=== Short task ===
Extract the lines from the start through the line that holds "plt.rcParams['font.family'] = ['Noto", both included, omitting all images.

Start Materials provided

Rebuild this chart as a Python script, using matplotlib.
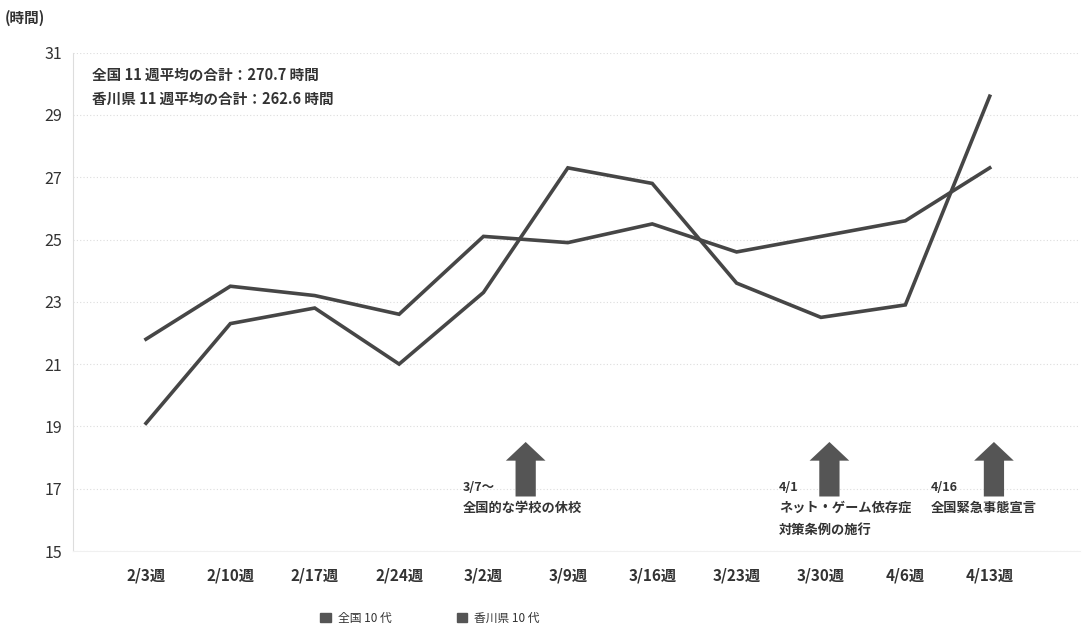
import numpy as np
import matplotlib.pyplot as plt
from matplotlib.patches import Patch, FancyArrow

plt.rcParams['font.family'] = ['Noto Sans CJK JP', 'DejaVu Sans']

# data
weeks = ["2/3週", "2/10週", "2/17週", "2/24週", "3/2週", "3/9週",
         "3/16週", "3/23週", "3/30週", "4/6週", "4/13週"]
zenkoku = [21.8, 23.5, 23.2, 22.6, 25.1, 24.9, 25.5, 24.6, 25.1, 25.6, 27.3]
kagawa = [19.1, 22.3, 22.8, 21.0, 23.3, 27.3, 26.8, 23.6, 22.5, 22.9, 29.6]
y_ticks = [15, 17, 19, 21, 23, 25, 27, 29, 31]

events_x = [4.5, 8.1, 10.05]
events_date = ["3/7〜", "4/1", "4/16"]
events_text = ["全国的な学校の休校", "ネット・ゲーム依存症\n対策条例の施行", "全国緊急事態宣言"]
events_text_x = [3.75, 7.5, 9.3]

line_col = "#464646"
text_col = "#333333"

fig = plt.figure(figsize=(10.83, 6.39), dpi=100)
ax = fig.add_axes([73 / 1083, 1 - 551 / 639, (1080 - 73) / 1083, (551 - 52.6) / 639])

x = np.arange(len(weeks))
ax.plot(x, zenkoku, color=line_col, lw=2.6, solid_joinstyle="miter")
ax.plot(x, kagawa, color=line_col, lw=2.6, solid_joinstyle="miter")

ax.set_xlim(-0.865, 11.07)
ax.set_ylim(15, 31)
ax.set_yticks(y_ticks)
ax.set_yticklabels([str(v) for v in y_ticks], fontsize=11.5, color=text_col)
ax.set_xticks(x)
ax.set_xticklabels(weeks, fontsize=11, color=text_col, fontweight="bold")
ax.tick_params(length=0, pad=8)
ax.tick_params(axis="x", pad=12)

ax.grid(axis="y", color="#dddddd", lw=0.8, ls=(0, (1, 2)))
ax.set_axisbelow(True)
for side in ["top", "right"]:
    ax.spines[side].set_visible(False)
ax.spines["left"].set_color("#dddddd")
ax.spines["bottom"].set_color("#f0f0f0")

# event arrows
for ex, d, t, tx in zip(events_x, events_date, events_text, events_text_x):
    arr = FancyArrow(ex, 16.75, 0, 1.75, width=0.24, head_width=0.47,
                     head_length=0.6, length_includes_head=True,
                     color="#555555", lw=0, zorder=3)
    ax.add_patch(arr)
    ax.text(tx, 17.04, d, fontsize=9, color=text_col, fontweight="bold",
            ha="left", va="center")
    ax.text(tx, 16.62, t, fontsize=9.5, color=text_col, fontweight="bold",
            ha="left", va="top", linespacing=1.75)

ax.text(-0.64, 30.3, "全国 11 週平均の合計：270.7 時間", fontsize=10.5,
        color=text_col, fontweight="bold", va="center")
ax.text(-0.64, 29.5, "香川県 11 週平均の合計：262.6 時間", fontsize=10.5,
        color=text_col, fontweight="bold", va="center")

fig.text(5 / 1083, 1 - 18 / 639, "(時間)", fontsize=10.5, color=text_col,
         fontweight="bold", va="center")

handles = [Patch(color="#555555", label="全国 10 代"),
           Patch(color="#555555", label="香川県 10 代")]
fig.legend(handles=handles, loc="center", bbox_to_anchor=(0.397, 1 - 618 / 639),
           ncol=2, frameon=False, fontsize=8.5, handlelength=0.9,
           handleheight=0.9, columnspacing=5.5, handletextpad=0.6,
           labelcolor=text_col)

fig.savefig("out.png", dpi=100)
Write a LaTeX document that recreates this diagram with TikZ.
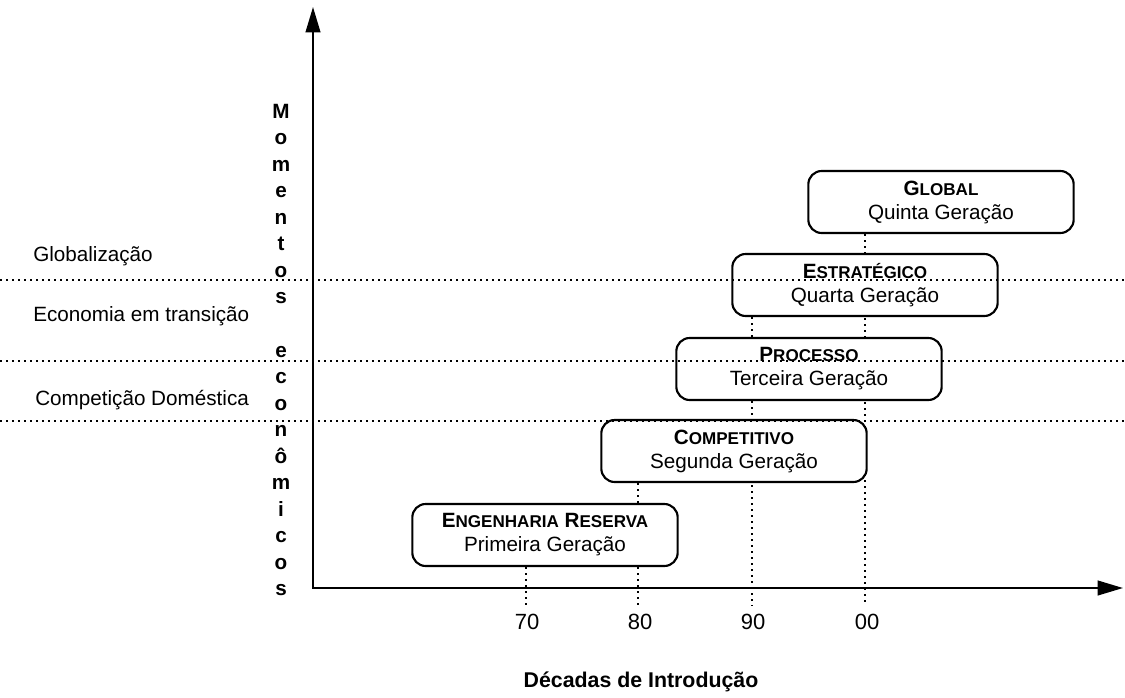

End Materials provided

=== Task response ===
Rebuild this chart as a Python script, using matplotlib.
import numpy as np
import matplotlib.pyplot as plt
from matplotlib.patches import Patch, FancyArrow

plt.rcParams['font.family'] = ['Noto Sans CJK JP', 'DejaVu Sans']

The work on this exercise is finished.